### [INSTRUCTION]
Only the lines from the top of the listing below to the line that has "const ratioCurvature = 0.0805;" should be echoed, with both ends kept and pictures left out.

### [COLLECTED DATA]
## Start

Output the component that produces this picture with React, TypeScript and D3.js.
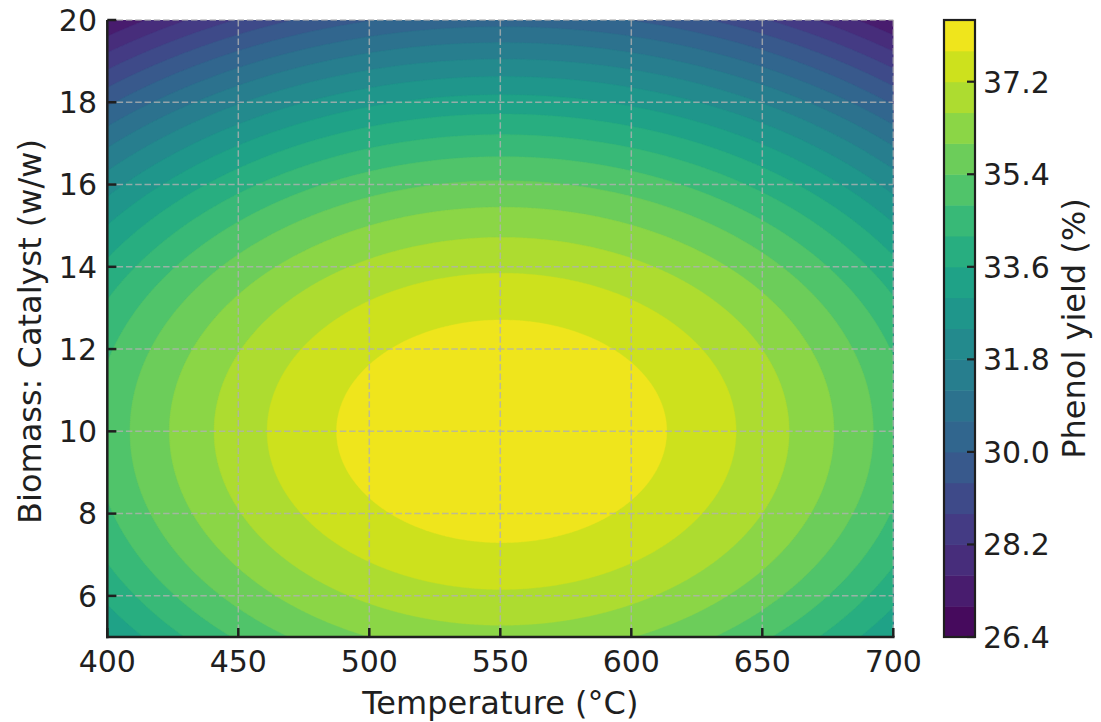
import React, { useMemo } from 'react';
import * as d3 from 'd3';

// ---- data ----
const xTicks = [400, 450, 500, 550, 600, 650, 700];
const yTicks = [6, 8, 10, 12, 14, 16, 18, 20];
const colorbarTicks = [26.4, 28.2, 30.0, 31.8, 33.6, 35.4, 37.2];
const contourLevels = [
  26.4, 27.0, 27.6, 28.2, 28.8, 29.4, 30.0, 30.6, 31.2, 31.8, 32.4,
  33.0, 33.6, 34.2, 34.8, 35.4, 36.0, 36.6, 37.2, 37.8, 38.4,
];
const tempDomain = [400, 700];
const ratioDomain = [5, 20];
// quadratic response surface
const optimumTemp = 550.5;
const optimumRatio = 10.0;
const maxYield = 38.39;
const tempCurvature = 1.4855e-4;
const ratioCurvature = 0.0805;

const W = 1101;
const H = 722;
const plot = { left: 107.3, right: 893.3, top: 20, bottom: 637 };
const cbar = { left: 944, right: 975 };
const FONT = 'DejaVu Sans';
const FS = 30;
const LFS = 32;
const INK = '#1f1f1f';

const NX = 600;
const NY = 300;

function phenolYield(t: number, r: number) {
  return (
    maxYield -
    tempCurvature * (t - optimumTemp) ** 2 -
    ratioCurvature * (r - optimumRatio) ** 2
  );
}

export default function App() {
  const x = d3.scaleLinear().domain(tempDomain).range([plot.left, plot.right]);
  const y = d3.scaleLinear().domain(ratioDomain).range([plot.bottom, plot.top]);
  const lo = contourLevels[0];
  const hi = contourLevels[contourLevels.length - 1];
  const cy = d3.scaleLinear().domain([lo, hi]).range([plot.bottom, plot.top]);
  const bandColor = (i: number) => {
    const mid = (contourLevels[i] + contourLevels[i + 1]) / 2;
    return d3.interpolateViridis((mid - lo) / (hi - lo));
  };

  const paths = useMemo(() => {
    const values = new Float64Array(NX * NY);
    const dt = (tempDomain[1] - tempDomain[0]) / NX;
    const dr = (ratioDomain[1] - ratioDomain[0]) / NY;
    for (let j = 0; j < NY; j++) {
      const r = ratioDomain[0] + (j + 0.5) * dr;
      for (let i = 0; i < NX; i++) {
        const t = tempDomain[0] + (i + 0.5) * dt;
        values[j * NX + i] = phenolYield(t, r);
      }
    }
    const thresholds = contourLevels.slice(0, -1);
    const cs = d3.contours().size([NX, NY]).thresholds(thresholds)(values as any);
    const proj = d3.geoTransform({
      point(px: number, py: number) {
        (this as any).stream.point(
          x(tempDomain[0] + px * dt),
          y(ratioDomain[0] + py * dr)
        );
      },
    });
    const gp = d3.geoPath(proj);
    return cs.map((c, i) => ({ d: gp(c as any) || '', fill: bandColor(i) }));
  }, []);

  const gridStyle = {
    stroke: '#b0b0b0',
    strokeOpacity: 0.8,
    strokeWidth: 1.5,
    strokeDasharray: '6.5 2.8',
  };

  return (
    <svg
      width={W}
      height={H}
      style={{ position: 'absolute', left: 0, top: 0, background: '#fff' }}
      fontFamily={FONT}
    >
      <defs>
        <clipPath id="plotClip">
          <rect
            x={plot.left}
            y={plot.top}
            width={plot.right - plot.left}
            height={plot.bottom - plot.top}
          />
        </clipPath>
      </defs>
      <g clipPath="url(#plotClip)">
        {paths.map((p, i) => (
          <path key={i} d={p.d} fill={p.fill} stroke={p.fill} strokeWidth={0.4} />
        ))}
      </g>
      {/* grid */}
      <g>
        {xTicks.map((t) => (
          <line key={'gx' + t} x1={x(t)} x2={x(t)} y1={plot.top} y2={plot.bottom} {...gridStyle} />
        ))}
        {yTicks.map((t) => (
          <line key={'gy' + t} x1={plot.left} x2={plot.right} y1={y(t)} y2={y(t)} {...gridStyle} />
        ))}
      </g>
      {/* spines */}
      <line x1={plot.left} x2={plot.left} y1={plot.top} y2={plot.bottom + 1.25} stroke={INK} strokeWidth={2.5} />
      <line x1={plot.left - 1.25} x2={plot.right + 1.25} y1={plot.bottom} y2={plot.bottom} stroke={INK} strokeWidth={2.5} />
      {/* x ticks */}
      {xTicks.map((t) => (
        <g key={'xt' + t}>
          <line x1={x(t)} x2={x(t)} y1={plot.bottom} y2={plot.bottom - 9} stroke={INK} strokeWidth={2.5} />
          <text x={x(t)} y={672} textAnchor="middle" fontSize={FS} fill={INK}>
            {t}
          </text>
        </g>
      ))}
      {/* y ticks */}
      {yTicks.map((t) => (
        <g key={'yt' + t}>
          <line x1={plot.left} x2={plot.left + 9} y1={y(t)} y2={y(t)} stroke={INK} strokeWidth={2.5} />
          <text x={97} y={y(t) + 10.8} textAnchor="end" fontSize={FS} fill={INK}>
            {t}
          </text>
        </g>
      ))}
      <text x={(plot.left + plot.right) / 2} y={714} textAnchor="middle" fontSize={LFS} fill={INK}>
        Temperature (°C)
      </text>
      <text
        transform={`translate(41, ${(plot.top + plot.bottom) / 2 + 3}) rotate(-90)`}
        textAnchor="middle"
        fontSize={LFS}
        fill={INK}
      >
        Biomass: Catalyst (w/w)
      </text>
      {/* colorbar */}
      {contourLevels.slice(0, -1).map((l, i) => (
        <rect
          key={'cb' + i}
          x={cbar.left}
          width={cbar.right - cbar.left}
          y={cy(contourLevels[i + 1])}
          height={cy(l) - cy(contourLevels[i + 1]) + 0.5}
          fill={bandColor(i)}
        />
      ))}
      <rect
        x={cbar.left}
        y={plot.top}
        width={cbar.right - cbar.left}
        height={plot.bottom - plot.top}
        fill="none"
        stroke={INK}
        strokeWidth={2.2}
      />
      {colorbarTicks.map((t) => (
        <g key={'ct' + t}>
          <line x1={cbar.right} x2={cbar.right - 8} y1={cy(t)} y2={cy(t)} stroke={INK} strokeWidth={2.2} />
          <text x={983} y={cy(t) + 10.8} textAnchor="start" fontSize={FS} fill={INK}>
            {t.toFixed(1)}
          </text>
        </g>
      ))}
      <text
        transform={`translate(1085, ${(plot.top + plot.bottom) / 2}) rotate(-90)`}
        textAnchor="middle"
        fontSize={LFS}
        fill={INK}
      >
        Phenol yield (%)
      </text>
    </svg>
  );
}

## End

### [CORRECT RESULT]
Output the component that produces this picture with React, TypeScript and D3.js.
import React, { useMemo } from 'react';
import * as d3 from 'd3';

// ---- data ----
const xTicks = [400, 450, 500, 550, 600, 650, 700];
const yTicks = [6, 8, 10, 12, 14, 16, 18, 20];
const colorbarTicks = [26.4, 28.2, 30.0, 31.8, 33.6, 35.4, 37.2];
const contourLevels = [
  26.4, 27.0, 27.6, 28.2, 28.8, 29.4, 30.0, 30.6, 31.2, 31.8, 32.4,
  33.0, 33.6, 34.2, 34.8, 35.4, 36.0, 36.6, 37.2, 37.8, 38.4,
];
const tempDomain = [400, 700];
const ratioDomain = [5, 20];
// quadratic response surface
const optimumTemp = 550.5;
const optimumRatio = 10.0;
const maxYield = 38.39;
const tempCurvature = 1.4855e-4;
const ratioCurvature = 0.0805;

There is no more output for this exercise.